The image processor 414 of the PDP module 400 receives the image display signal 450 and the color space transformation device 416 transforms the same into a suitable image output signal according to the user selection signal 440. The suitable image output signal is further processed by the de-contouring processing device 419 and sent to the data driver IC 426. With the control of the scan sustainer 422, the scan driver IC 424, and the bulk sustainer 428 coupling with the timing controller 418, the color plasma display panel 430 then shows the suitable image output signal thereon. The timing controller 418 provides timing signals for the PDP module 400 timing control.

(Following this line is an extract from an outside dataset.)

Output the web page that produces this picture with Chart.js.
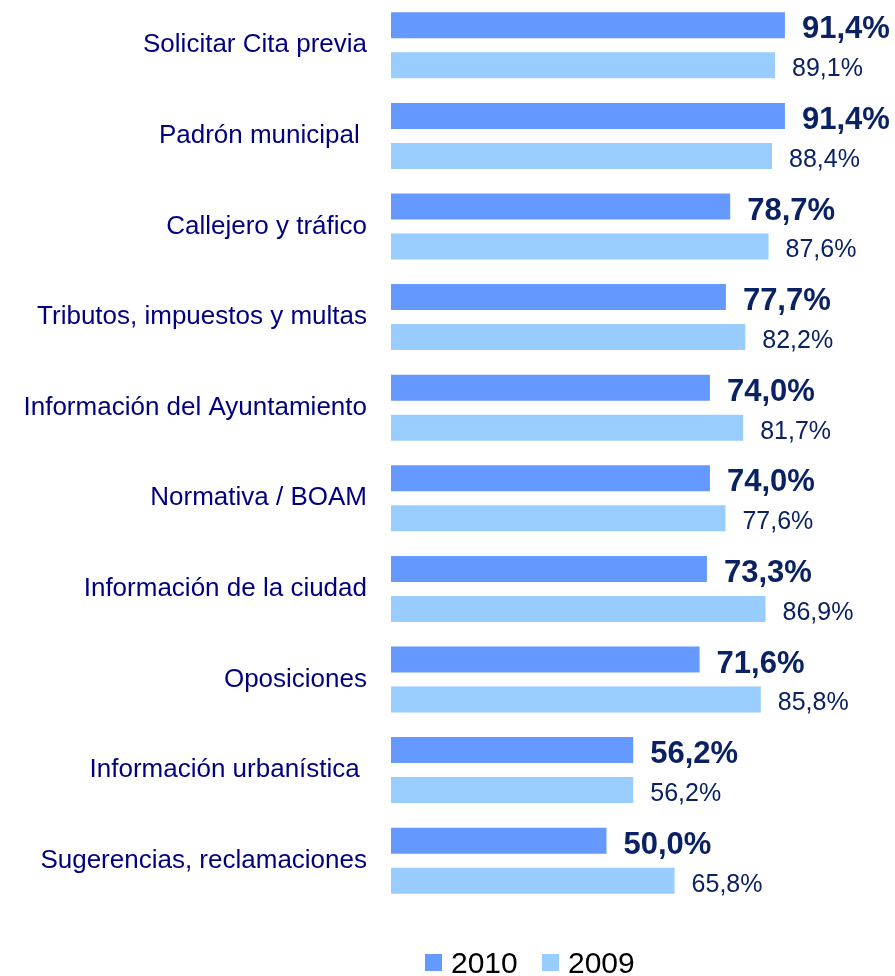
<!DOCTYPE html>
<html>
<head>
<meta charset="utf-8">
<script src="https://cdn.jsdelivr.net/npm/chart.js@4/dist/chart.umd.min.js"></script>
<style>
  body { margin: 0; background: #fff; }
  #wrap { position: relative; width: 895px; height: 976px; }
  .leyenda { position: absolute; top: 948px; font-family: "Liberation Sans", Arial, sans-serif; font-size: 30px; color: #000; line-height: 30px; }
  .leyenda span.cuadro { position: absolute; width: 17px; height: 17px; top: 6px; }
</style>
</head>
<body>
<div id="wrap">
  <canvas id="grafico" width="895" height="976"></canvas>
  <div class="leyenda" style="left:425px"><span class="cuadro" style="left:0;background:#6699ff"></span><span style="margin-left:26px">2010</span></div>
  <div class="leyenda" style="left:542px"><span class="cuadro" style="left:0;background:#99ccff"></span><span style="margin-left:26px">2009</span></div>
</div>
<script>
// Categorías y valores (en %)
const categorias = [
  'Solicitar Cita previa',
  'Padrón municipal ',
  'Callejero y tráfico',
  'Tributos, impuestos y multas',
  'Información del Ayuntamiento',
  'Normativa / BOAM',
  'Información de la ciudad',
  'Oposiciones',
  'Información urbanística ',
  'Sugerencias, reclamaciones'
];
const valores2010 = [91.4, 91.4, 78.7, 77.7, 74.0, 74.0, 73.3, 71.6, 56.2, 50.0];
const valores2009 = [89.1, 88.4, 87.6, 82.2, 81.7, 77.6, 86.9, 85.8, 56.2, 65.8];

const fuente = '"Liberation Sans", Arial, sans-serif';

// Etiquetas de valor al final de cada barra
const etiquetas = {
  id: 'etiquetas',
  afterDatasetsDraw(chart) {
    const ctx = chart.ctx;
    ctx.save();
    ctx.fillStyle = '#0a2263';
    ctx.textAlign = 'left';
    ctx.textBaseline = 'alphabetic';
    chart.data.datasets.forEach((ds, i) => {
      const meta = chart.getDatasetMeta(i);
      const negrita = i === 0;
      ctx.font = (negrita ? 'bold 31px ' : '25px ') + fuente;
      meta.data.forEach((bar, j) => {
        const txt = ds.data[j].toFixed(1).replace('.', ',') + '%';
        ctx.fillText(txt, bar.x + 17, bar.y + (negrita ? 13 : 11));
      });
    });
    ctx.restore();
  }
};

new Chart(document.getElementById('grafico').getContext('2d'), {
  type: 'bar',
  data: {
    labels: categorias,
    datasets: [
      { label: '2010', data: valores2010, backgroundColor: '#6699ff', categoryPercentage: 0.883, barPercentage: 0.65 },
      { label: '2009', data: valores2009, backgroundColor: '#99ccff', categoryPercentage: 0.883, barPercentage: 0.65 }
    ]
  },
  options: {
    indexAxis: 'y',
    responsive: false,
    animation: false,
    layout: { padding: { left: 0, right: 73, top: 0, bottom: 70 } },
    plugins: { legend: { display: false }, tooltip: { enabled: false } },
    scales: {
      x: { display: false, min: 0, max: 100 },
      y: {
        grid: { display: false, drawTicks: false },
        border: { display: false },
        ticks: { color: '#000080', font: { family: fuente, size: 26 }, padding: 24, autoSkip: false },
        afterFit: s => {
          s.width = 391;
          // sin margen extra arriba/abajo por las etiquetas
          s.paddingTop = 0;
          s.paddingBottom = 0;
        }
      }
    }
  },
  plugins: [etiquetas]
});
</script>
</body>
</html>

The PDP with a color space transformation device according to the present invention further utilizes the de-contouring processing device 419 to process the image with an error diffusion method to enhance image resolution so that the output image is more detailed and color is more uniform. Because the PDP module according to the present invention directly transforms the color space therein, the PDP module can utilize more than 8 bits to process image data, such as 10 bits, 15 bits, or more than 15 bits, effectively to enhance the image resolution and precision. Therefore, the present invention can display the gray level value small than one. Furthermore, the PDP module directly transforms the color space in the module so that the PDP module can accurately display any video image according to predetermined video specification to demonstrate the video image in an optimum color space.
The color space transformation coefficient matrix according to the present invention is stored in a memory of the digital image processing circuit, and therefore even many color space transformation coefficient matrices according to many video specification can be stored in the same circuit. The PDP module according to the present invention can therefore automatically detects the video specification or manually switches the video specification to fit the user's requirements and the different user region requirement. Even if a new video specification is created, the PDP according to the present invention still can transform the new video image into a suitable image output according to the new video specification after the new color space transformation coefficient matrix is stored in the memory of the digital circuit.
Even if a new phosphorus, new surface filter, or any new color space is implemented, the PDP according to the present invention can still provide a suitable color space to output the video image after the new color space transformation coefficient matrix is stored in the memory of the digital circuit.
As is understood by a person skilled in the art, the foregoing preferred embodiments of the present invention are illustrative of the present invention rather than limiting of the present invention. It is intended that various modifications and similar arrangements be included within the spirit and scope of the appended claims, the scope of which should be accorded the broadest interpretation so as to encompass all such modifications and similar structures.